*WHAT THE EXERCISE ASKS*: Would you retype, exactly and without the pictures, the lines between the line holding "Write a web" and the line holding "150, 160, 170];", inclusive, and nothing else?

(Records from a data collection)
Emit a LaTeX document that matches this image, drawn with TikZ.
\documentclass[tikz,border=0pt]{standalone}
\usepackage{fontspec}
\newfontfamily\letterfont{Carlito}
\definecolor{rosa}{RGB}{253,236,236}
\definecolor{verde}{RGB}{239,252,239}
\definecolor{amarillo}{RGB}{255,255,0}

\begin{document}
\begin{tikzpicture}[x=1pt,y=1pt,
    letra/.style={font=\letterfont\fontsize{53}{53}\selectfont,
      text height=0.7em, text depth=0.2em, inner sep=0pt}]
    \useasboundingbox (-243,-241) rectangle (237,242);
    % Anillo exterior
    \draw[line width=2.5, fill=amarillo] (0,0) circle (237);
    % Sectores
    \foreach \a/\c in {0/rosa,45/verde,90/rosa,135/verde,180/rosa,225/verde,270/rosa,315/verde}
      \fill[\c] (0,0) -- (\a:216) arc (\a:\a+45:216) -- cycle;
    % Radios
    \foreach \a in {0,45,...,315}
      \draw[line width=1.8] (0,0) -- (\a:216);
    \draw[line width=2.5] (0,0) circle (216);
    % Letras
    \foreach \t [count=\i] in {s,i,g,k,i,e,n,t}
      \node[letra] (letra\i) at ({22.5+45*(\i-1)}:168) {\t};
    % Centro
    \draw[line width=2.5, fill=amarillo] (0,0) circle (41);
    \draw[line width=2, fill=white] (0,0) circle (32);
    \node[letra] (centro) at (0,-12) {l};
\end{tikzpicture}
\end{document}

--

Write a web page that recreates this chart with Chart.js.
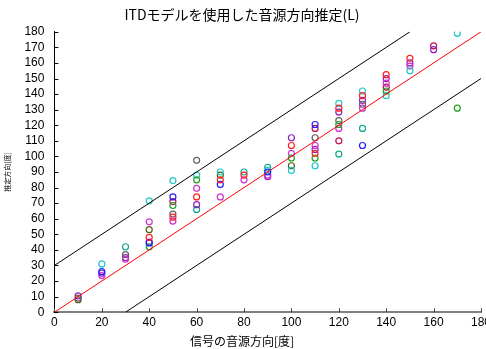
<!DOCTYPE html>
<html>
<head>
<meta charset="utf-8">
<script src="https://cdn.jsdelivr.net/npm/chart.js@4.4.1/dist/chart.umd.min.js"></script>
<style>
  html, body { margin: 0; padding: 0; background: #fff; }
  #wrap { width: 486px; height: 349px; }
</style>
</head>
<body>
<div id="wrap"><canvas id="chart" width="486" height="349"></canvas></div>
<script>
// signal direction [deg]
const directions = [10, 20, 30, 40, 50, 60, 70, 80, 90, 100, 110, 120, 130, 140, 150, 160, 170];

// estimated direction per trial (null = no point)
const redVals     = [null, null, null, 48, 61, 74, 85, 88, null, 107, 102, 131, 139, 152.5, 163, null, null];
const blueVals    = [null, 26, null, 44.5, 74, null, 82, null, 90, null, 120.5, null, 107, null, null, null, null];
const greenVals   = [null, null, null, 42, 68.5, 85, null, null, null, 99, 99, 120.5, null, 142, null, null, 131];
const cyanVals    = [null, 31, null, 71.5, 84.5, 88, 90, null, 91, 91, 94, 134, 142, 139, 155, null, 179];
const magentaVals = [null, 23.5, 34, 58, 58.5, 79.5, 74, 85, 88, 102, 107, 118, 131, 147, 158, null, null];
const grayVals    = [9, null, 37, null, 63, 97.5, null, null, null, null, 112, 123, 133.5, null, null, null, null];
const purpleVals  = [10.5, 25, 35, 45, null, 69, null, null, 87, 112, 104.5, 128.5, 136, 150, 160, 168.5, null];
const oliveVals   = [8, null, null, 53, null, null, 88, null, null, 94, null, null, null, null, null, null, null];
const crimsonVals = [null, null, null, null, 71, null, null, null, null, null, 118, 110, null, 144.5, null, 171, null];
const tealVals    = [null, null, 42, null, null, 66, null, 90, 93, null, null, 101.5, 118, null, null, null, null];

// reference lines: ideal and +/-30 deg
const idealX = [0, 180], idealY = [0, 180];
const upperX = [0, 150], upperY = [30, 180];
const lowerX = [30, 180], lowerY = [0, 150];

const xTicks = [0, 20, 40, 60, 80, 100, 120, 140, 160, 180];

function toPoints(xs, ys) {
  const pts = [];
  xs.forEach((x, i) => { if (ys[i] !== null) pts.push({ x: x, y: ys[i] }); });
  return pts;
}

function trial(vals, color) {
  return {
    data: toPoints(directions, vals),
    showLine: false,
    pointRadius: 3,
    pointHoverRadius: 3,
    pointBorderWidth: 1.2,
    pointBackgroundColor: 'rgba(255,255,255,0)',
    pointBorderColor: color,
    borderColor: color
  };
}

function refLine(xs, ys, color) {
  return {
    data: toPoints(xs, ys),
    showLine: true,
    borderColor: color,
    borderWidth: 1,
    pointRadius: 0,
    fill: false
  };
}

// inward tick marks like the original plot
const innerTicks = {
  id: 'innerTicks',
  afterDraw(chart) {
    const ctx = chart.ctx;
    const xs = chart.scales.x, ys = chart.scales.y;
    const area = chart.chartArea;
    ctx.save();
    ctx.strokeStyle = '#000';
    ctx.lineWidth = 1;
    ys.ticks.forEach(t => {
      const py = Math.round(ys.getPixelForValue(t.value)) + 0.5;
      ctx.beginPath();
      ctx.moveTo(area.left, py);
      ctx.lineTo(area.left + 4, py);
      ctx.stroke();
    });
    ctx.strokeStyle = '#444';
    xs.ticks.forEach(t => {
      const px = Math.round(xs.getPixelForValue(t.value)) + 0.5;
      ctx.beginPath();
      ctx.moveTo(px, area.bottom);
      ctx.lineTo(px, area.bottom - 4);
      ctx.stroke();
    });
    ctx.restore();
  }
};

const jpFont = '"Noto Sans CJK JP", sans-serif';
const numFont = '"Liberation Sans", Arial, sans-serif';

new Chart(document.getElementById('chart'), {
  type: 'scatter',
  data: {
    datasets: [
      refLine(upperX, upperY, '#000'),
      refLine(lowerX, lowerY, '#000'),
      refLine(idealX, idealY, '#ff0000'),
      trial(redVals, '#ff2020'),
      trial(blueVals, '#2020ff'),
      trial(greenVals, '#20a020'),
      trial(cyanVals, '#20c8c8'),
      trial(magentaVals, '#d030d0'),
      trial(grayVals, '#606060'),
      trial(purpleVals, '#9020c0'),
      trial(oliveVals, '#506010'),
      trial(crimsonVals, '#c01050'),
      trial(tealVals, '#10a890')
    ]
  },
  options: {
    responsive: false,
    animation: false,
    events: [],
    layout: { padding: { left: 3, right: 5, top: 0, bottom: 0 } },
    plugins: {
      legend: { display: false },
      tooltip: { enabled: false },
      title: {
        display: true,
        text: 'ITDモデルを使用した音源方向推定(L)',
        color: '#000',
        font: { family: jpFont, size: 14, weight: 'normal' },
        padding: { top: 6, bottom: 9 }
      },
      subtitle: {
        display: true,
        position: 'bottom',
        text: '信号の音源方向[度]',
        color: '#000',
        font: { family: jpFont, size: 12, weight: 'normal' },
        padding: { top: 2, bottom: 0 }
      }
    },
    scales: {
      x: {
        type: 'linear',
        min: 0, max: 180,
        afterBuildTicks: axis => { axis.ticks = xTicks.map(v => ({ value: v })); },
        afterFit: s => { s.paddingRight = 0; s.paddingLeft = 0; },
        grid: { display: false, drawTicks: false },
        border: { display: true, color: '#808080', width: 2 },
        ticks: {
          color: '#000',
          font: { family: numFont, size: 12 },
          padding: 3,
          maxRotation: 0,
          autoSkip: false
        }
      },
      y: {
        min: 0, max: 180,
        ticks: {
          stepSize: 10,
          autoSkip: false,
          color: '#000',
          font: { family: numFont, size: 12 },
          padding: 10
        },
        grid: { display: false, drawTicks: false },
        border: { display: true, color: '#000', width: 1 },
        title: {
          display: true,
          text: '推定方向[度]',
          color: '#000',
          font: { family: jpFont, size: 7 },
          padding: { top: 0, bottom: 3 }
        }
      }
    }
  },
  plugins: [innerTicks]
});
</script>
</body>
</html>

*TASK RESULT*:
Write a web page that recreates this chart with Chart.js.
<!DOCTYPE html>
<html>
<head>
<meta charset="utf-8">
<script src="https://cdn.jsdelivr.net/npm/chart.js@4.4.1/dist/chart.umd.min.js"></script>
<style>
  html, body { margin: 0; padding: 0; background: #fff; }
  #wrap { width: 486px; height: 349px; }
</style>
</head>
<body>
<div id="wrap"><canvas id="chart" width="486" height="349"></canvas></div>
<script>
// signal direction [deg]
const directions = [10, 20, 30, 40, 50, 60, 70, 80, 90, 100, 110, 120, 130, 140, 150, 160, 170];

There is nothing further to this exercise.